Critique parue en octobre 2015 dans Bifrost n° 80

Vingt-trois ans après sa sortie, Dolores Claiborne fait figure de chef-d’œuvre méconnu dans le corpus kingien. Il s’agit pourtant de l’un de ces romans que l’on conseillerait à ceux qui n’ont jamais lu King, mais s’en font une idée fausse sur la base de quelques films, pour leur montrer qu’il y a chez lui, au-delà des monstres et de l’hémoglobine, une vraie générosité, une empathie pour les sans-grade et les paumés, ainsi qu’un regard lucide sur la nature humaine. On regrette tout autant que l’adaptation qu’en fit Taylor Hackford en 1995 avec Kathy Bates dans le rôle-titre n’ait pas connu davantage de succès, malgré l’intelligence avec laquelle elle bousculait la structure du roman pour mieux en restituer l’esprit.

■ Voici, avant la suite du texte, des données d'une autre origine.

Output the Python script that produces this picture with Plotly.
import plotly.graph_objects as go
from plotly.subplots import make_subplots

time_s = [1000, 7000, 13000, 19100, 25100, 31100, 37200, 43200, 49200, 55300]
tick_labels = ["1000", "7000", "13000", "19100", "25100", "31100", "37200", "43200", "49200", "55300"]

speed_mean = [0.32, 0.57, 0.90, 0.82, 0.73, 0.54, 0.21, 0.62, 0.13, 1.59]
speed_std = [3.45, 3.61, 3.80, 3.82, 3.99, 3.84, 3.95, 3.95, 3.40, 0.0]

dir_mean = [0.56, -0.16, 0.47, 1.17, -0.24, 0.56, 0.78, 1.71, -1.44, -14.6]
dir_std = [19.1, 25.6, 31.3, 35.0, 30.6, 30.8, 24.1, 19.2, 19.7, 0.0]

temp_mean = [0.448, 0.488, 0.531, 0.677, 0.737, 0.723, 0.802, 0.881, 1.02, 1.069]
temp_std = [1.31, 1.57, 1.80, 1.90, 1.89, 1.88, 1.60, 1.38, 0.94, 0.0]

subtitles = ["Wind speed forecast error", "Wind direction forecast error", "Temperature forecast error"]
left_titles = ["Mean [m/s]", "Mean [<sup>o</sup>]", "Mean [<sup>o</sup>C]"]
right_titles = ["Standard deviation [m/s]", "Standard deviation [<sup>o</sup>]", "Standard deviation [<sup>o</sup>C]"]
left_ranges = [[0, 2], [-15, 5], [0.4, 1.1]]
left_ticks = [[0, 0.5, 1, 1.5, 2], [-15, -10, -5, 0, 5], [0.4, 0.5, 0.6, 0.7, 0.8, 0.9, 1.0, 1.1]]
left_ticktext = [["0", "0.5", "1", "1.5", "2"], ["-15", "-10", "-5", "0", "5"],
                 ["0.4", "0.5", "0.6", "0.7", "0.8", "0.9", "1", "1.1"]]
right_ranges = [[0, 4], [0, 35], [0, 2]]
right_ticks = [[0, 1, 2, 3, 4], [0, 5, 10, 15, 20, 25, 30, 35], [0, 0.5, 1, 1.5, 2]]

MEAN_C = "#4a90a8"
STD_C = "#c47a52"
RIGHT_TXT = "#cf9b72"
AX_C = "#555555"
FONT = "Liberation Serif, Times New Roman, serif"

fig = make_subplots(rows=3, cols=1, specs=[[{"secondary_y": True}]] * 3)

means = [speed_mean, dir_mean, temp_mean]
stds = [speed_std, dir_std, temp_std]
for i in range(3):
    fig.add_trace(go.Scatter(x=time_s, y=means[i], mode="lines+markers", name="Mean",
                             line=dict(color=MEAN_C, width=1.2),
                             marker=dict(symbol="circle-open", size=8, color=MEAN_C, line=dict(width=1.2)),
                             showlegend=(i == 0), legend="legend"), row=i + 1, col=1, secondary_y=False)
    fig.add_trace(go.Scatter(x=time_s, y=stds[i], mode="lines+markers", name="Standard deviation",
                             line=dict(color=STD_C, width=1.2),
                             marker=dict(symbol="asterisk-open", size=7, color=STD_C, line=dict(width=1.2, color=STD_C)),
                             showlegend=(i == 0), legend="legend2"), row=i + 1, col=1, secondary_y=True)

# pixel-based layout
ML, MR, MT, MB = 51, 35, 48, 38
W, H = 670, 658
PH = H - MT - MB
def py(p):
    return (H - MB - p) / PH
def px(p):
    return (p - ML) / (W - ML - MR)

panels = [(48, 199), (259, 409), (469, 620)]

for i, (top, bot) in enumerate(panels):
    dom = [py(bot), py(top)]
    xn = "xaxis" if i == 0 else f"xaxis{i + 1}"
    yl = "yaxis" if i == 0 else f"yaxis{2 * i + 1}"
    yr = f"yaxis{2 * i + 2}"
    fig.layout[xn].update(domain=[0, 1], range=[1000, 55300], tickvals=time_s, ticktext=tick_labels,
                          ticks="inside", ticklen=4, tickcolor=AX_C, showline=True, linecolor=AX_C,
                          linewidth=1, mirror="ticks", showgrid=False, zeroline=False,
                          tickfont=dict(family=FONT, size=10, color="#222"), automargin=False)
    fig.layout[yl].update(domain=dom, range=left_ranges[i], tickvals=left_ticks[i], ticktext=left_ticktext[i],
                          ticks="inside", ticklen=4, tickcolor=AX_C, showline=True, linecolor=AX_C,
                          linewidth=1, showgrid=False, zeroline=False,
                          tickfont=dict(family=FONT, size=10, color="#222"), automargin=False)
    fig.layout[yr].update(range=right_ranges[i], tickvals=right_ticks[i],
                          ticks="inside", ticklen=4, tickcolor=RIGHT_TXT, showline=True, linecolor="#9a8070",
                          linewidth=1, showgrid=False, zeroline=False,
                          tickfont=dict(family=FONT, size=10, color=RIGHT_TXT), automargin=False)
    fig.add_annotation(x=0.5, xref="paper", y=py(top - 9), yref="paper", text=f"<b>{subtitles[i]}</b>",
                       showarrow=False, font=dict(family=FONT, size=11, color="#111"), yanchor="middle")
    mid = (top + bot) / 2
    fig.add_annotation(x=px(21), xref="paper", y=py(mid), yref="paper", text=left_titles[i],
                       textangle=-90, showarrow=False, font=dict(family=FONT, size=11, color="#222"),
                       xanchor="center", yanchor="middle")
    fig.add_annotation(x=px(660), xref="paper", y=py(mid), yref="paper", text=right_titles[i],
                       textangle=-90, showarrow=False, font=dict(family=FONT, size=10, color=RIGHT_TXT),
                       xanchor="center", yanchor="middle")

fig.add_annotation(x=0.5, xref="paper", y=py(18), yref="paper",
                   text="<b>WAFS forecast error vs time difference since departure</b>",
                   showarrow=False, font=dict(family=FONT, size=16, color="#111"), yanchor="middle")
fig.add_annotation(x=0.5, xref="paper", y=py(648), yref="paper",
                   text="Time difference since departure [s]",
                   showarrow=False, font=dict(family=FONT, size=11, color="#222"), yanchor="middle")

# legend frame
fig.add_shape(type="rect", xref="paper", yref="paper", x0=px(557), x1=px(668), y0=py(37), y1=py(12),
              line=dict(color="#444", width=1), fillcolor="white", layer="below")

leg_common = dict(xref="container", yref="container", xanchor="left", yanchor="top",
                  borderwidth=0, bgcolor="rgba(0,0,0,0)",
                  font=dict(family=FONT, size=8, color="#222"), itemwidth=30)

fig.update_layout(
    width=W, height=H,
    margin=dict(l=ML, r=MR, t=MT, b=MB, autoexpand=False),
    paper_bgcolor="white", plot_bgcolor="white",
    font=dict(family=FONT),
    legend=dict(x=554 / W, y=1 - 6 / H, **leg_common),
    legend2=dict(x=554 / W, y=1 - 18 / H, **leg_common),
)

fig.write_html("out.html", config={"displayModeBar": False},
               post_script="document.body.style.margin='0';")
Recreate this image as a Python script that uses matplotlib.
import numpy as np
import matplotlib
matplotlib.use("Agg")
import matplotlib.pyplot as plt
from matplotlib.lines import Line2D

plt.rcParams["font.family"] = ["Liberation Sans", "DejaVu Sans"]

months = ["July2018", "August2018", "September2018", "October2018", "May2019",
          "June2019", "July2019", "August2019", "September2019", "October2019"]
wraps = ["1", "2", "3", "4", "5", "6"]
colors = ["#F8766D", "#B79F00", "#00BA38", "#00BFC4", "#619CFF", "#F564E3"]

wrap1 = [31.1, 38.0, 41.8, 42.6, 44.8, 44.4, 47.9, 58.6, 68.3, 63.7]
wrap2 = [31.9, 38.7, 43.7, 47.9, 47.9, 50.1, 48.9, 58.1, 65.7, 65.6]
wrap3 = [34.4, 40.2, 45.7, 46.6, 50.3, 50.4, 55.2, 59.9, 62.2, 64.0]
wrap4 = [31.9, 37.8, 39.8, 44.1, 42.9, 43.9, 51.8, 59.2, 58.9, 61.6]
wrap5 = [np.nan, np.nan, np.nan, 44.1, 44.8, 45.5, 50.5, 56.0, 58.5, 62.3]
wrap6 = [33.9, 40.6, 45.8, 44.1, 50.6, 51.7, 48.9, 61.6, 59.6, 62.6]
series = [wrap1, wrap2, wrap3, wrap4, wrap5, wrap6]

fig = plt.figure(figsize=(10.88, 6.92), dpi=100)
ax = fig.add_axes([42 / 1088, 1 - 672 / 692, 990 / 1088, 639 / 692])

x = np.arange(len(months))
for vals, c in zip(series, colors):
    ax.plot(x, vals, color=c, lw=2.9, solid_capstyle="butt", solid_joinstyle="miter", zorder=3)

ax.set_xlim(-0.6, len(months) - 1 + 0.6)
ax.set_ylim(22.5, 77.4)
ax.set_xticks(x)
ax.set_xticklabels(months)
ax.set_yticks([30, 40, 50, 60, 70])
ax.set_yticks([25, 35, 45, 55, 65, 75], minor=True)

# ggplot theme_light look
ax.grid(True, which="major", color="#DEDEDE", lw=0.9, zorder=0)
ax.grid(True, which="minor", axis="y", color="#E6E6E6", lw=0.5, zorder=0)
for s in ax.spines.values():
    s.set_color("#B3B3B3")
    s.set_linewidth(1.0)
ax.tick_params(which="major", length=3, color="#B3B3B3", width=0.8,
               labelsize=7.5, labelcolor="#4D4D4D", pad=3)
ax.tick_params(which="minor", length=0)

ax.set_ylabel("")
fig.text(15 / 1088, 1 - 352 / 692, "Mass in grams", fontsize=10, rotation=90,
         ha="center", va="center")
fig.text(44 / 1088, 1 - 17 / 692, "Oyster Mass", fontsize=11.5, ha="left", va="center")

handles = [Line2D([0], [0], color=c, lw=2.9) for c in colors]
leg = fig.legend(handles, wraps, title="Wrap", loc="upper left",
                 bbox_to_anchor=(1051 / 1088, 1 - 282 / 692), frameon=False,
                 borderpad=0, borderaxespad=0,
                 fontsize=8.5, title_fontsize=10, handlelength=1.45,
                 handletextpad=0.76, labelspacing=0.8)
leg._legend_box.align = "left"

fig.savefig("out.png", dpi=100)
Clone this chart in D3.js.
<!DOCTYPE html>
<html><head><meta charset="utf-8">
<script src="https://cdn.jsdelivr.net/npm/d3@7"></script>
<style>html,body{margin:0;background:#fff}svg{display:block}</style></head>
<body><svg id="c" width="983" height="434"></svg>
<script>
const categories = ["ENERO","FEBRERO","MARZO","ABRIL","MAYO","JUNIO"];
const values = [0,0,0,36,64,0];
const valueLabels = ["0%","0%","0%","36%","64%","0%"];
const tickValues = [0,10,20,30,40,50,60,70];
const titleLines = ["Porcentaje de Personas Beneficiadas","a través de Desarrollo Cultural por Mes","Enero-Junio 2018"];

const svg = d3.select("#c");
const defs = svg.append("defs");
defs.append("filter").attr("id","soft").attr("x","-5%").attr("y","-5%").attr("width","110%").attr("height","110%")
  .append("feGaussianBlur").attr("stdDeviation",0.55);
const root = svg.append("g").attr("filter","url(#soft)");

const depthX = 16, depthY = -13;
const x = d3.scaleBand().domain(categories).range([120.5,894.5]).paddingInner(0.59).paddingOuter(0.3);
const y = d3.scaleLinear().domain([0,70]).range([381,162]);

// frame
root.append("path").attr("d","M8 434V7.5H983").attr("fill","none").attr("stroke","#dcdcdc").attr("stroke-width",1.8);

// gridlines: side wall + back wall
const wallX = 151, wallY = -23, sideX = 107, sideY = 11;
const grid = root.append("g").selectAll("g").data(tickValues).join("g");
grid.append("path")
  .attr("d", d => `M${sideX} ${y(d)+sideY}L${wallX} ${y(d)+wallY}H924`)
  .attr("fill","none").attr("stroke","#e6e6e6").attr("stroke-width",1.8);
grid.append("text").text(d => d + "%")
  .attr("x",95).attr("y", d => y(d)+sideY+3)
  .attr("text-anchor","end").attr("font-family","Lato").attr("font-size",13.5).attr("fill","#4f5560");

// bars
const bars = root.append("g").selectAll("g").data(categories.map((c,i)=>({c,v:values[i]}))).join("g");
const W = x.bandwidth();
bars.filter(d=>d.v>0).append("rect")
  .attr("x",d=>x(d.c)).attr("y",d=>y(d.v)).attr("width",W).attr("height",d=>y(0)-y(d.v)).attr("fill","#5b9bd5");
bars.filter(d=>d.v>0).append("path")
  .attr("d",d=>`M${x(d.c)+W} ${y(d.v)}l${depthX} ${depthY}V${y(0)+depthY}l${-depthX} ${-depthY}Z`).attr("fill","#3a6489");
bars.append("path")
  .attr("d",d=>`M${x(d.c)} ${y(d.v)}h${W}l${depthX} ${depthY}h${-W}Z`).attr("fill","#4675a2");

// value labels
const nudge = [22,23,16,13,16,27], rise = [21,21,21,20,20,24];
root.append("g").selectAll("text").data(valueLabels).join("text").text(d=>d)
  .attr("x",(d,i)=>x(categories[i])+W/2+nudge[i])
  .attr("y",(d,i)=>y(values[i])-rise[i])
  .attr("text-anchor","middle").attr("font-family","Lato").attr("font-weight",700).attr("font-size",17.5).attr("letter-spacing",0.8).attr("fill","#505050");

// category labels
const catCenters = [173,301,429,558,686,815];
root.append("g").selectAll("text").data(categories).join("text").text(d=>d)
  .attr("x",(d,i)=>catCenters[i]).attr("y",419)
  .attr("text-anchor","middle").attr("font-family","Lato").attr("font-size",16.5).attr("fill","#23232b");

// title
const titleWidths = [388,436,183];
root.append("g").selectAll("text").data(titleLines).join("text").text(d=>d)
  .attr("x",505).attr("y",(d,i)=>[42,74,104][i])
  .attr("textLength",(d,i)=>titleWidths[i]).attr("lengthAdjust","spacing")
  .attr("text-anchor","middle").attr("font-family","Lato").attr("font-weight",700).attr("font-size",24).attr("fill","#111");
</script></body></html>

Dolores Claiborne, femme de ménage d’une soixantaine d’années, est soupçonnée du meurtre de Vera Donovan, son employeuse de longue date. Dolores nie toute responsabilité dans l’accident. Mais si elle se présente à la police, c’est pour confesser un autre meurtre qui lui pèse sur la conscience. La voici prête à raconter pourquoi, vingt-neuf ans plus tôt, elle a assassiné son mari au cours d’une éclipse solaire.

Dédié à la propre mère de King, Dolores Claiborne forme avec Jessie et Rose Madder une informelle « trilogie féminine », voire féministe. Si les trois romans sont liés par leurs thématiques (violence conjugale, inceste), Jessie et Dolores Claiborne présentent en outre une construction similaire (huis-clos, flashbacks, unité de lieu) et se rejoignent le temps d’une scène : le jour de cette éclipse de 1963 qui marque un tournant dans la vie des deux femmes, chacune a une vision de l’autre, qu’elle ne connaît pourtant pas.

Dolores Claiborne est cependant le plus abouti, mais aussi le plus poignant des trois. Contrairement à Rose ou à Jessie, plus passives, Dolores est un personnage qui prend les choses en main dès lors qu’il s’agit de protéger ses proches. Si les deux autres héroïnes sont blessées d’avoir subi ou laissé faire, Dolores est meurtrie d’avoir agi. Elle en a payé le prix depuis mais n’a jamais regretté ses actes.

Le roman se présente comme un brillant exercice de style, confession à la première personne qui donne à entendre la voix de Dolores avec son franc-parler, son langage de charretier, ses reparties cinglantes. La voix d’une femme que la vie a endurcie, qui a appris à rendre les coups et découvert que c’est parfois en voulant aider les siens qu’on les perd. Sans doute l’un des plus beaux portraits de femme de l’œuvre de Stephen King. Dolores sonne juste tout du long, dans sa volonté d’offrir à ses enfants une vie meilleure que la sienne comme dans la singulière affection qui l’unit à son dragon d’employeuse, parce qu’elles ont traversé les épreuves ensemble et ne peuvent compter que l’une sur l’autre. Loin des sempiternels clichés sur le « maître de l’horreur », Dolores Claiborne rappelle la place unique de Stephen King dans le paysage littéraire contemporain : un très grand écrivain, tout simplement.